Question

The waiting time for customers at MacBurger Restaurants follows a normal distribution with a population standard deviation of 1 minute. At the Warren Road MacBurger, the quality assurance department sampled 50 customers and found that the mean waiting time was 2.75 minutes. At the .05 significance level, can we conclude that the mean waiting time is less than 3 minutes?

(a) State the null hypothesis and the alternate hypothesis.
(b) State the decision rule.
(c) Compute the value of the test statistic.
(d) What is your decision regarding H0?
(e) What is the p-value?
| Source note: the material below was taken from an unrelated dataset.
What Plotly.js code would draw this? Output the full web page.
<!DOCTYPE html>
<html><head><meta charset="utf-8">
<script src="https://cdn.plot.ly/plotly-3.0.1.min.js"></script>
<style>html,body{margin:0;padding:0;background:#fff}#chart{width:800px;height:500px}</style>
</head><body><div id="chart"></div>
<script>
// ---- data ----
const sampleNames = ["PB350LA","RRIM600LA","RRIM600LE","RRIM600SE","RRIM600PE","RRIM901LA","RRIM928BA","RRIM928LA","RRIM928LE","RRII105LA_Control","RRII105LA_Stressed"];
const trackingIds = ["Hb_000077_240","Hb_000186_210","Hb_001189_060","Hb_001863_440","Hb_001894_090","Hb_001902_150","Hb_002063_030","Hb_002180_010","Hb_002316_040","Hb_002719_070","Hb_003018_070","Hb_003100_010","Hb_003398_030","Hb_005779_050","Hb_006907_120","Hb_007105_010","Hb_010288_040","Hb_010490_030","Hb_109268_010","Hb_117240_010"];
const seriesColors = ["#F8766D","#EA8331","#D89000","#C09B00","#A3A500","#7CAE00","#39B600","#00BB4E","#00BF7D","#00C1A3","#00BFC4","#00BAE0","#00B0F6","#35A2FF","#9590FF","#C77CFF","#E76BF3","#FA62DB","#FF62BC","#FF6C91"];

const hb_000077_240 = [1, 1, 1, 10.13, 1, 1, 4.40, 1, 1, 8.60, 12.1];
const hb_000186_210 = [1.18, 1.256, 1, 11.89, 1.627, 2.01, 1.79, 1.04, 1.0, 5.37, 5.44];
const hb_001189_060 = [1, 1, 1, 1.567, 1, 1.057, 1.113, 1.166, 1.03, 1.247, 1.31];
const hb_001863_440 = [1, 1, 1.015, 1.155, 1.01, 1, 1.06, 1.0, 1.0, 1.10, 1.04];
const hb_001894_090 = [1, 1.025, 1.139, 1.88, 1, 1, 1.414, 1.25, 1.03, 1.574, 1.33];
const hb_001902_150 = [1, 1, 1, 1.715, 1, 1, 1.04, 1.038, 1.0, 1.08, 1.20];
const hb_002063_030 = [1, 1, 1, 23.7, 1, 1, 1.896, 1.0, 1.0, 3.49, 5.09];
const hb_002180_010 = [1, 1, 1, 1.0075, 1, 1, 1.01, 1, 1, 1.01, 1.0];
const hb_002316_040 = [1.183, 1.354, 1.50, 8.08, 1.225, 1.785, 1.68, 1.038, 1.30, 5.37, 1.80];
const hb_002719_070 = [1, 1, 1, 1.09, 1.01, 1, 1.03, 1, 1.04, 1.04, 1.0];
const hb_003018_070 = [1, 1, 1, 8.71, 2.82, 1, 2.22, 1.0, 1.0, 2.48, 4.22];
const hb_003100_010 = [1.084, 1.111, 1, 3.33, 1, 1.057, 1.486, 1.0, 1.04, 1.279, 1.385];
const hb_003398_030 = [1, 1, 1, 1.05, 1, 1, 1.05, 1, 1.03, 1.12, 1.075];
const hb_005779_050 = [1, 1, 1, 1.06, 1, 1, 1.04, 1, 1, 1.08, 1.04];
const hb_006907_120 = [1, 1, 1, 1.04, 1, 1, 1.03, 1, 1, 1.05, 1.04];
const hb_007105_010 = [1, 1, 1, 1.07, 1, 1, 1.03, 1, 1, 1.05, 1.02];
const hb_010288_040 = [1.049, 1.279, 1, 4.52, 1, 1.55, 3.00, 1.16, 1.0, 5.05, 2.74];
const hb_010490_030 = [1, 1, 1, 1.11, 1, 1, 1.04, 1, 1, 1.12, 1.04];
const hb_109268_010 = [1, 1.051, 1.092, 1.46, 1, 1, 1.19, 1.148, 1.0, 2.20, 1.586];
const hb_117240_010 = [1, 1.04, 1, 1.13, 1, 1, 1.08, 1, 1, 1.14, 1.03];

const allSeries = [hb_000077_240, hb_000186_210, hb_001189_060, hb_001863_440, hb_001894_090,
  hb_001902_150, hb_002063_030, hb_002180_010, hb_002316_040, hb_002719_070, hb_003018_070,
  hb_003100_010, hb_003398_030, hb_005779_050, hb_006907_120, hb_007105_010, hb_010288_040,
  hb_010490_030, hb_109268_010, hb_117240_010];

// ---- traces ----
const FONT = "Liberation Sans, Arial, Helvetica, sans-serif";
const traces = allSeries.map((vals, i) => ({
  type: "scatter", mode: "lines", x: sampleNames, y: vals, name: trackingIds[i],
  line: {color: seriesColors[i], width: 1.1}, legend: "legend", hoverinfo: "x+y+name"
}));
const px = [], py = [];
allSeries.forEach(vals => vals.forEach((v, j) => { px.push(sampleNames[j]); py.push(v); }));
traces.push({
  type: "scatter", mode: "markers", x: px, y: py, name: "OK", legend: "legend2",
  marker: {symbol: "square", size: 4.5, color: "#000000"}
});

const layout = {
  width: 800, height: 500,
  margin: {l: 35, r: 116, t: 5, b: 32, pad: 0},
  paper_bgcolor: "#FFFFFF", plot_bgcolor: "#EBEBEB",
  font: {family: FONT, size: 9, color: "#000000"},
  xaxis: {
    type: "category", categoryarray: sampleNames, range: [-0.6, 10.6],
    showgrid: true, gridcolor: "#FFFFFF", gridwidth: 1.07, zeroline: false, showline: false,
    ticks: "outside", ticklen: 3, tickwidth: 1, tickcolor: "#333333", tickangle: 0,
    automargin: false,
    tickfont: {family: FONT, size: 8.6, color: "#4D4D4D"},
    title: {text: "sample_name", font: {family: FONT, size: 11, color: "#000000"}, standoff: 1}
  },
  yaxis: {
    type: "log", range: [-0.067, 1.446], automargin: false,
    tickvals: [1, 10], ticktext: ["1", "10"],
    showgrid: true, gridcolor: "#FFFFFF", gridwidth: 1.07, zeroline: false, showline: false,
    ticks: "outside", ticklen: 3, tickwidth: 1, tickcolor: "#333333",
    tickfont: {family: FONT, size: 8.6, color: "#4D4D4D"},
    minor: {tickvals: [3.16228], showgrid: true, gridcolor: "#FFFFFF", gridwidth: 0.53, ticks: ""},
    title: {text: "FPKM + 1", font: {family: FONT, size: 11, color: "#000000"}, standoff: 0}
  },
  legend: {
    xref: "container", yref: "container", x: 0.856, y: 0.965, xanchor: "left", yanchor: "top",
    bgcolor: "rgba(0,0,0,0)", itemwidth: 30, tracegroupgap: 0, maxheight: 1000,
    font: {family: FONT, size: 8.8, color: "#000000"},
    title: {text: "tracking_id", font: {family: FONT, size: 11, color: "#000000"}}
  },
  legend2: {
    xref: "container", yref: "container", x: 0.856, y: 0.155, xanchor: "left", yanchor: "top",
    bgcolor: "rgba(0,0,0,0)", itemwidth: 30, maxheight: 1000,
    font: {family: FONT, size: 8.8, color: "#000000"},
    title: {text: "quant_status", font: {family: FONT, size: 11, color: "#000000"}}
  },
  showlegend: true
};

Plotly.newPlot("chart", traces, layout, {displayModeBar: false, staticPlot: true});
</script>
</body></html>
Interpret it.

Answer 1

Explanation:

a)

Null hypothesis (H0): μ=3 min

Alternative hypothesis (H1): μ<3 min

b)

The decision rule is:

t-statistic< T (t-student table) --> You must accept the null hypothesis

t-statistic > T (t-student table) --> You must reject the null hypothesis

c) t-statistic formula:

t= (ybar-m)/(σ/(sqrt(n)))

ybar: sample mean

m: hypothesized value

σ: sample standard deviation

n: number of observations

t=(2.75-3)/(1/sqrt(50))

t= -1.76

d)

The t-student table statistic at 5% significance level and for a sample of 50 observations is: 1.6759. Because this test only uses the lower tail the statisctic value is: -1.6759

-1.76>-1.6759

Then, you must reject the null hypothesis and accept the alternative hypothesis: the mean waiting time is less than 3 minutes.

e)

You must use a tail probability table for the t-student distribution with a significance level o 5% and n-1 freedem degrees, in this case 49. Also you can use the excel formula "NORMSINV"

Accodding to the excel formula, the p-value is: 0,039

Note that with this result we also reject the null hypothesis because the p-value is less than the significance level: 0.03<0.05

You can conclude that the mean waiting time is less than 3 minutes.